Chief Jeffrey B. Maddrey was appointed the new Chief of Community Affairs on Jun. 24, 2020, and has been given a mandate to reimagine the critically important Community Affairs Bureau within the NYPD. He spent his first few days listening to what his colleagues, and the residents of the neighborhoods he will serve, want and need.
He’s visited precinct station houses, held virtual meetings with community and elected leaders, listened at houses of worship and walked the streets over the holiday weekend to hear people’s vision for fair and effective policing in the 21st century.
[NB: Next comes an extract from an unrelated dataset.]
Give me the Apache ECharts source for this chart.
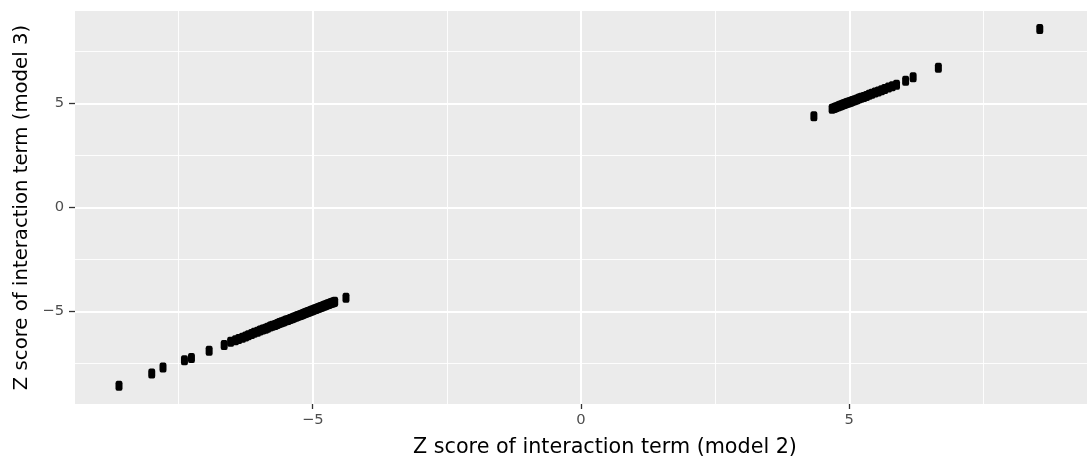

Maddrey takes over the bureau at a watershed moment in police-community relations.
Assuming command of Community Affairs culminates the arc of Maddrey’s experiences perfectly, as a child of New York, a product of its schools, and as a public servant with three decades of distinction, including extensive grassroots community involvement during his five recent years as borough commander in Brooklyn North.
According to a police department press release dated Jul. 7, 2020, “Maddrey rose as a leader within the NYPD as it rebuked years of aggressive policing tactics that disparately targeted Black and Hispanic New Yorkers, and he has been a leading voice for reinforcing policing’s basic mission of keeping people safe while adopting the kind of sweeping reforms that, according to the police agency, have been a beacon for the profession, nationally, over the past six-and-a-half years”.
“We, in the NYPD, reaffirm our promise to earn and strengthen the community’s support to help put an end to the crime and violence that victimizes innocent New Yorkers,” said Maddrey at a recent press briefing. “But mostly, we pledge anew to listen carefully to all voices so that your police become the police you need and desire and want in the pursuit of your productive lives.”
— NYPD NEWS (@NYPDnews) July 7, 2020
According to the press release, under Maddrey, the Community Affairs Bureau is being reinvigorated to seek out voices in all of New York City’s neighborhoods, and the answers received will inform the work of the Community Affairs Bureau. The goal of the agency is to work with community members in the shared mission of public safety.
Maddrey has, according to the NYPD, a great understanding of the violence that, even in an era of low crime, has afflicted neighborhoods where he has served. Now, he is committed to using all of the resources and tools of the Community Affairs Bureau to help to reduce that kind of violence – working with the Patrol and Detective bureaus and others in the NYPD in that shared mission.
As previously reported by Norwood News, Maddrey joined the New York City Police Department in April 1991, and began his career on patrol in the 110th precinct. He has also served in the 60th, 67th, 70th, 72nd, 73rd, 75th and 77th precincts, the Brooklyn South Task Force, Patrol Borough Brooklyn South and Patrol Borough Brooklyn North. He was promoted to sergeant in February 1998, lieutenant in March 2001, captain in May 2003, deputy inspector in December 2006, inspector in November 2008, deputy chief in December 2011, and assistant chief in March 2015.
He most recently served as Commanding Officer of Patrol Borough Brooklyn North. He also commanded Housing Borough Brooklyn, the Brooklyn South Task Force, and the 73rd and 75th precincts. He served as executive officer of Patrol Borough Brooklyn South, the 60th, 70th and 72nd precincts.
Maddrey holds a master of science degree in human services leadership from St. Joseph’s College, and a bachelor of science degree in criminology from John Jay College. He is also a 2007 graduate of the Police Management Institute at Columbia University.